There’s a raging copyright debate between the entrenched forces of the music and movie industries and a raft of folks who either for market or political reasons want far more freedom in how a user can interact with content. In “Steal This Essay 4: Are We Just Rationalizing Theft?”, I covered some of the arguments against treating unauthorized use of a pure public good like content as theft.

(Separately, I also mention that the recording industry routinely refers to copying music as piracy, trivializing a real crime in which hundreds of people are killed every year on the high seas.
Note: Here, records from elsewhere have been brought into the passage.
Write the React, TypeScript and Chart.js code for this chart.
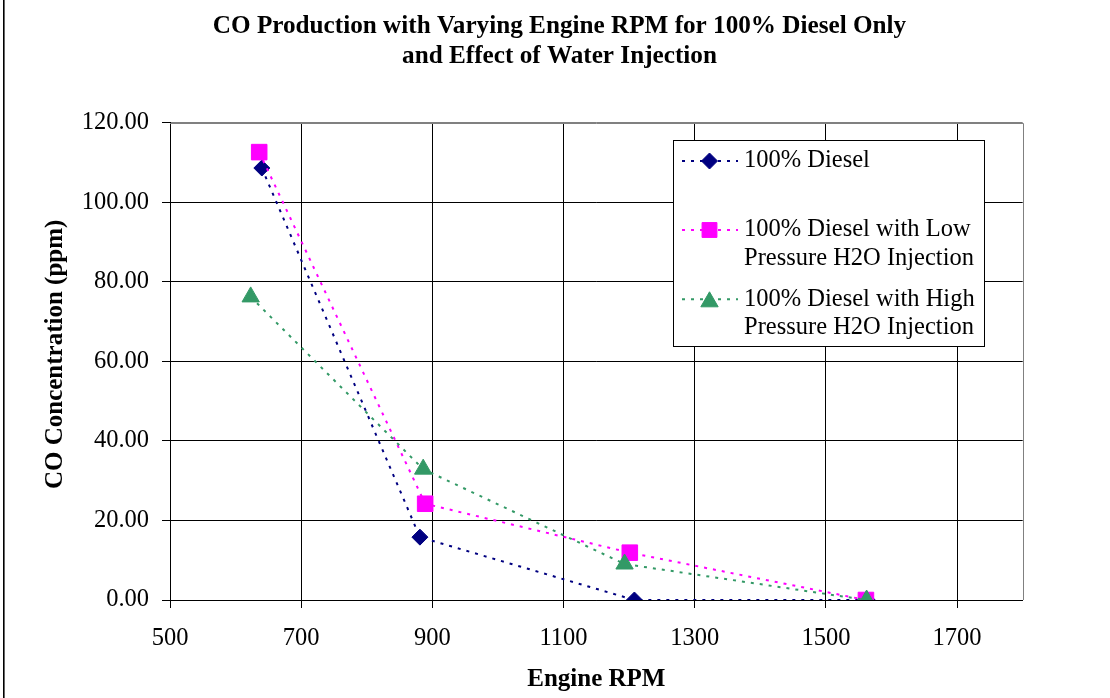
import React, { useEffect, useRef } from "react";
import { Chart, registerables } from "chart.js";

Chart.register(...registerables);

// ---------- data ----------
const titleLines = [
  "CO Production with Varying Engine RPM for 100% Diesel Only",
  "and Effect of Water Injection",
];
const xAxisTitle = "Engine RPM";
const yAxisTitle = "CO Concentration (ppm)";

const xTickValues = [500, 700, 900, 1100, 1300, 1500, 1700];
const xMin = 500;
const xMax = 1800;
const yMin = 0;
const yMax = 120;
const yStep = 20;

const seriesNames = [
  "100% Diesel",
  "100% Diesel with Low Pressure H2O Injection",
  "100% Diesel with High Pressure H2O Injection",
];
const legendLines = [
  ["100% Diesel"],
  ["100% Diesel with Low", "Pressure H2O Injection"],
  ["100% Diesel with High", "Pressure H2O Injection"],
];

const dieselRpm = [640, 881, 1208, 1563];
const dieselCo = [108.6, 15.8, 0, 0];
const lowRpm = [636, 889, 1201, 1561];
const lowCo = [112.6, 24.2, 11.9, 0];
const highRpm = [623, 886, 1193, 1562];
const highCo = [76.2, 32.9, 9.05, 0];

const colors = ["#000080", "#FF00FF", "#339966"];
const markerStyles = ["rectRot", "rect", "triangle"];
const markerRadii = [8, 11, 10];

const FONT = "'Liberation Serif', 'Times New Roman', serif";

function toPoints(xs: number[], ys: number[]) {
  return xs.map((x, i) => ({ x, y: ys[i] }));
}

function drawMarker(
  ctx: CanvasRenderingContext2D,
  style: string,
  x: number,
  y: number,
  r: number,
  color: string
) {
  ctx.save();
  ctx.setLineDash([]);
  ctx.fillStyle = color;
  ctx.strokeStyle = color;
  ctx.lineWidth = 1;
  ctx.beginPath();
  if (style === "rectRot") {
    ctx.moveTo(x - r, y);
    ctx.lineTo(x, y - r);
    ctx.lineTo(x + r, y);
    ctx.lineTo(x, y + r);
  } else if (style === "rect") {
    const s = r * Math.SQRT1_2;
    ctx.rect(x - s, y - s, 2 * s, 2 * s);
  } else {
    const h = 1.5 * r;
    const w = Math.sqrt(3) * r;
    ctx.moveTo(x, y - h / 2);
    ctx.lineTo(x + w / 2, y + h / 2);
    ctx.lineTo(x - w / 2, y + h / 2);
  }
  ctx.closePath();
  ctx.fill();
  ctx.stroke();
  ctx.restore();
}

const framePlugin = {
  id: "framePlugin",
  beforeDatasetsDraw(chart: any) {
    const { ctx, chartArea } = chart;
    ctx.save();
    ctx.strokeStyle = "#808080";
    ctx.lineWidth = 1;
    ctx.beginPath();
    const r = Math.round(chartArea.right) + 0.5;
    const t = Math.round(chartArea.top) + 0.5;
    ctx.moveTo(Math.round(chartArea.left), t);
    ctx.lineTo(r, t);
    ctx.lineTo(r, Math.round(chartArea.bottom));
    ctx.stroke();
    ctx.restore();
  },
  afterDraw(chart: any) {
    const { ctx, chartArea } = chart;
    ctx.save();
    // outer chart frame (left edge visible)
    ctx.fillStyle = "#000";
    ctx.fillRect(3, 0, 1.6, chart.height);
    // y axis title
    ctx.translate(56, (chartArea.top + chartArea.bottom) / 2 - 7);
    ctx.rotate(-Math.PI / 2);
    ctx.font = `bold 25px ${FONT}`;
    ctx.textAlign = "center";
    ctx.textBaseline = "middle";
    ctx.fillText(yAxisTitle, 0, 0);
    ctx.restore();
  },
};

const legendPlugin = {
  id: "boxLegend",
  afterDraw(chart: any) {
    const { ctx } = chart;
    const bx = 673.5;
    const by = 140.5;
    const bw = 311;
    const bh = 206;
    ctx.save();
    ctx.fillStyle = "#fff";
    ctx.fillRect(bx, by, bw, bh);
    ctx.strokeStyle = "#000";
    ctx.lineWidth = 1;
    ctx.strokeRect(bx, by, bw, bh);

    const entryY = [161, 230, 299.3];
    const lineGap = 28.5;
    legendLines.forEach((lines, i) => {
      const y = entryY[i];
      ctx.save();
      ctx.strokeStyle = colors[i];
      ctx.lineWidth = 2;
      ctx.setLineDash([3, 6]);
      ctx.beginPath();
      ctx.moveTo(682, y);
      ctx.lineTo(738, y);
      ctx.stroke();
      ctx.restore();
      drawMarker(ctx, markerStyles[i], 709.5, y, markerRadii[i] - (i === 1 ? 0.5 : 0), colors[i]);
      ctx.fillStyle = "#000";
      ctx.font = `24.5px ${FONT}`;
      ctx.textBaseline = "middle";
      ctx.textAlign = "left";
      lines.forEach((txt, j) => {
        ctx.fillText(txt, 744, y + j * lineGap);
      });
    });
    ctx.restore();
  },
};

export default function App() {
  const canvasRef = useRef<HTMLCanvasElement | null>(null);

  useEffect(() => {
    document.body.style.margin = "0";
    const canvas = canvasRef.current;
    if (!canvas) return;

    const rawSeries = [
      toPoints(dieselRpm, dieselCo),
      toPoints(lowRpm, lowCo),
      toPoints(highRpm, highCo),
    ];

    const datasets = rawSeries.map((data, i) => ({
      label: seriesNames[i],
      data,
      showLine: true,
      borderColor: colors[i],
      backgroundColor: colors[i],
      borderWidth: 2,
      borderDash: [3, 6],
      pointStyle: markerStyles[i] as any,
      pointRadius: markerRadii[i],
      pointHoverRadius: markerRadii[i],
      pointBackgroundColor: colors[i],
      pointBorderColor: colors[i],
      pointBorderWidth: 1,
      tension: 0,
      order: 2 - i,
    }));

    const chart = new Chart(canvas, {
      type: "scatter",
      data: { datasets },
      plugins: [framePlugin, legendPlugin],
      options: {
        responsive: false,
        animation: false,
        devicePixelRatio: 1,
        layout: { padding: { left: 9, right: 0, top: 0, bottom: 0 } },
        plugins: {
          legend: { display: false },
          tooltip: { enabled: false },
          title: {
            display: true,
            text: titleLines,
            color: "#000",
            font: { family: FONT, size: 25.2, weight: "bold", lineHeight: 1.2 },
            padding: { top: 11, bottom: 51.2 },
          },
        },
        scales: {
          x: {
            type: "linear",
            min: xMin,
            max: xMax,
            afterBuildTicks: (scale: any) => {
              scale.ticks = xTickValues.map((v) => ({ value: v }));
            },
            afterFit: (scale: any) => {
              scale.height = 98;
            },
            grid: {
              color: "#000",
              lineWidth: 1,
              drawTicks: true,
              tickLength: 8,
              tickColor: "#000",
            },
            border: { color: "#000", width: 1 },
            ticks: {
              color: "#000",
              font: { family: FONT, size: 24.5 },
              padding: 16,
              maxRotation: 0,
              autoSkip: false,
              callback: (v: any) => String(v),
            },
            title: {
              display: true,
              text: xAxisTitle,
              color: "#000",
              font: { family: FONT, size: 25, weight: "bold", lineHeight: 1.2 },
              padding: { top: 0, bottom: 3 },
            },
          },
          y: {
            type: "linear",
            min: yMin,
            max: yMax,
            afterFit: (scale: any) => {
              scale.width = 161;
            },
            grid: {
              color: (c: any) => (c.tick && c.tick.value === yMax ? "#808080" : "#000"),
              lineWidth: 1,
              drawTicks: true,
              tickLength: 8,
              tickColor: "#000",
            },
            border: { color: "#000", width: 1 },
            ticks: {
              stepSize: yStep,
              color: "#000",
              font: { family: FONT, size: 24.5 },
              padding: 13,
              callback: (v: any) => Number(v).toFixed(2),
            },
          },
          yRight: {
            type: "linear",
            position: "right",
            min: yMin,
            max: yMax,
            display: true,
            afterFit: (scale: any) => {
              scale.width = 87.3;
            },
            grid: { display: false, drawTicks: false },
            border: { display: false },
            ticks: { display: false },
          },
        },
      },
    });

    return () => {
      chart.destroy();
    };
  }, []);

  return (
    <div style={{ width: 1110, height: 698, background: "#fff" }}>
      <canvas ref={canvasRef} width={1110} height={698} style={{ display: "block", width: 1110, height: 698 }} />
    </div>
  );
}
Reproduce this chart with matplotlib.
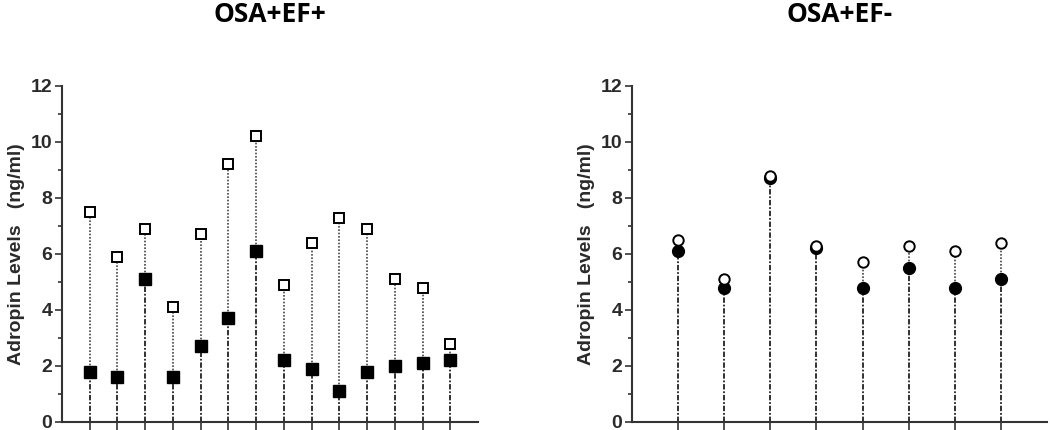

Piracy on the seas is violent as a direct result of the fact that physical goods are rival.)

Tim O’Reilly makes a fascinating argument that “piracy is progressive taxation” and that “obscurity is a far greater threat to authors and creative artists than piracy”. However, I wonder whether his arguments aren’t too focused on “rationalizing theft”.

I think that although morality is almost always linked to economics (generally in terms of torts), they are hardly one and the same. Just because I may not be hurting (committing a tort against) an artist whose music I download (if I would never have otherwise bought their CD), it doesn’t necessarily make it OK if I know (or suspect) that the artist would not want me to use her work in this way.

Instead, I assume a simple cop out in “Steal This Essay 1: Content Is a Pure Public Good”, by taking a “hard technology determinist viewpoint”. That is, whatever the individual moral thing to do might be, if neither prevention nor punishment can stop the behavior (as I argue in “Steal This Essay 2: Why Encryption Doesn’t Help”), then that behavior is going to proliferate and we better figure out how to deal with it.

At the end of the day, I think we need to assume that the vast majority of college students (and almost everyone else) doesn’t care about the morality of using Gnutella, and figure out a system by which artists can be compensated (which is what I discuss, somewhat pessimistically, in “Steal This Essay 3: How to Finance Content Creation”).